Derrière moi, quelqu’un chuchote :
- Sarah Bernhardt, c’est ça ?
On ne voit encore qu’un tas de petits plis. Je me dis que la vraie Sarah n’a pas encore fait son entrée, ce n’est qu’une vieille dame qui papote. Mais la Bernhardt va venir, celle dont la voix couvre le bruit des armes et des canons. Cela ne saurait tarder.
Elle aura toujours été au plein milieu de sa vie, sans aucun sens de la mort à préparer ou de la nécessité de s’arrêter pour contempler le chemin parcouru… D’ailleurs non, elle n’était pas au milieu de sa vie, elle en a toujours été à l’extrémité la plus piquante, à la pointe violente et capricieuse, fougueuse et séductrice de la vie.
Alors la douleur qu’elle avait oubliée est revenue. Sarah a vacillé, elle s’est abandonnée à la maladie. Le genou a gonflé comme un ballon.
Comme une tête de nouveau-né, s’extasiait-elle.
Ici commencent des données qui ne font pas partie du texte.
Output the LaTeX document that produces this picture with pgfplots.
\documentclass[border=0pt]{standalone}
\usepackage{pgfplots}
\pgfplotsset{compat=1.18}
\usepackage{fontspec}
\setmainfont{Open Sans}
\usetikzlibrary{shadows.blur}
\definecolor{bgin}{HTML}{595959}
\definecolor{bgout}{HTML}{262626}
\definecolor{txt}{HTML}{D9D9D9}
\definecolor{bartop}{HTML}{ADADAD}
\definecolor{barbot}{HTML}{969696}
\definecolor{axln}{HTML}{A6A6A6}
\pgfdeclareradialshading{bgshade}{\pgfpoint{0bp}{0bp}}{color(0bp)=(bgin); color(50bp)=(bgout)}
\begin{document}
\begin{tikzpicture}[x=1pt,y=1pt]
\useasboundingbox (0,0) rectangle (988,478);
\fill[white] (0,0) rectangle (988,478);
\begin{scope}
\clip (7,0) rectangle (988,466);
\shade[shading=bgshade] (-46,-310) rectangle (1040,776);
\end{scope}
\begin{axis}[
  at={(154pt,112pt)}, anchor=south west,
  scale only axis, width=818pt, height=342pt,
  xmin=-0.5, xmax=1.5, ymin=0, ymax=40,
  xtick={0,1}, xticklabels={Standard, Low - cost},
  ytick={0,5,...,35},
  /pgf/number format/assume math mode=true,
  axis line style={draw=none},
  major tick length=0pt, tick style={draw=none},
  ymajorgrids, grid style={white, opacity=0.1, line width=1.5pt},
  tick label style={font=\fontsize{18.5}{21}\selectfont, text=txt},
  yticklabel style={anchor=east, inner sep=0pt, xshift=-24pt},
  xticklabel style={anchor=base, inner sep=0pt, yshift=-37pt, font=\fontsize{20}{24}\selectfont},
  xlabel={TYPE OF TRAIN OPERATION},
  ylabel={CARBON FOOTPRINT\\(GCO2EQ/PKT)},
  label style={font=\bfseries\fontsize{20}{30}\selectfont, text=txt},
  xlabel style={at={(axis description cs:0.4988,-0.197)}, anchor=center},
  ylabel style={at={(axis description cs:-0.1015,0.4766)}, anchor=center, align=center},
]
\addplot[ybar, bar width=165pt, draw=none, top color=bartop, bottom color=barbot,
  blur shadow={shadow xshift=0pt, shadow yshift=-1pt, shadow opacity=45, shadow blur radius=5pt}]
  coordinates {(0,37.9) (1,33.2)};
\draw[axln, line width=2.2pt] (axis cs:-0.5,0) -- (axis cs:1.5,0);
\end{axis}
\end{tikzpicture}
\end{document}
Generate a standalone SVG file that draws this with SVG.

Impossible de s’appuyer sur cette jambe.
L’été suivant, à Belle-Ile, elle s’est étendue sur une chaise longue au soleil et elle a attendu que le soleil la dévore. Elle pensait fermement que les rayons brûlants combattraient l’inflammation provenant de l’intérieur de son corps, que le soleil gagnerait à coup sûr.
(…) Elle grillait au soleil et elle mourait d’ennui.
Pour rien. La jambe n’allait pas mieux.
Alors elle s’est vengée sur moi :
- Susan, pourquoi es-tu si aussi petite ? Je ne veux pas d’un avorton près de moi.
Elle m’a offert des chaussures importables, beaucoup trop grandes, à talons dangereux. Je ne reconnaissais plus mes pas sur le gravier. Et comme elle, je me suis mise à boiter. Mais je trouvais toujours mille arguments pour excuser ses caprices et même lui être reconnaissante de ce cadeau. En m’obligeant à porter de telles chaussures, elle tentait sans doute de me façonner. Elle voulait absolument que je lui plaise et elle y travaillait. Mais j’ai bien vu que ma démarche instable et ridicule la faisait rire. En quelque sorte j’étais payée pour ça.
Pour qu'il y ait l'énergie d'une vague il faut envisager le creux, pour qu'il y ait l'écume il faut les crabes que s'envasent là-dessous, pour qu'il y ait le sommet il faut l'action sourde des vers en contrebas, et leur incessante sape.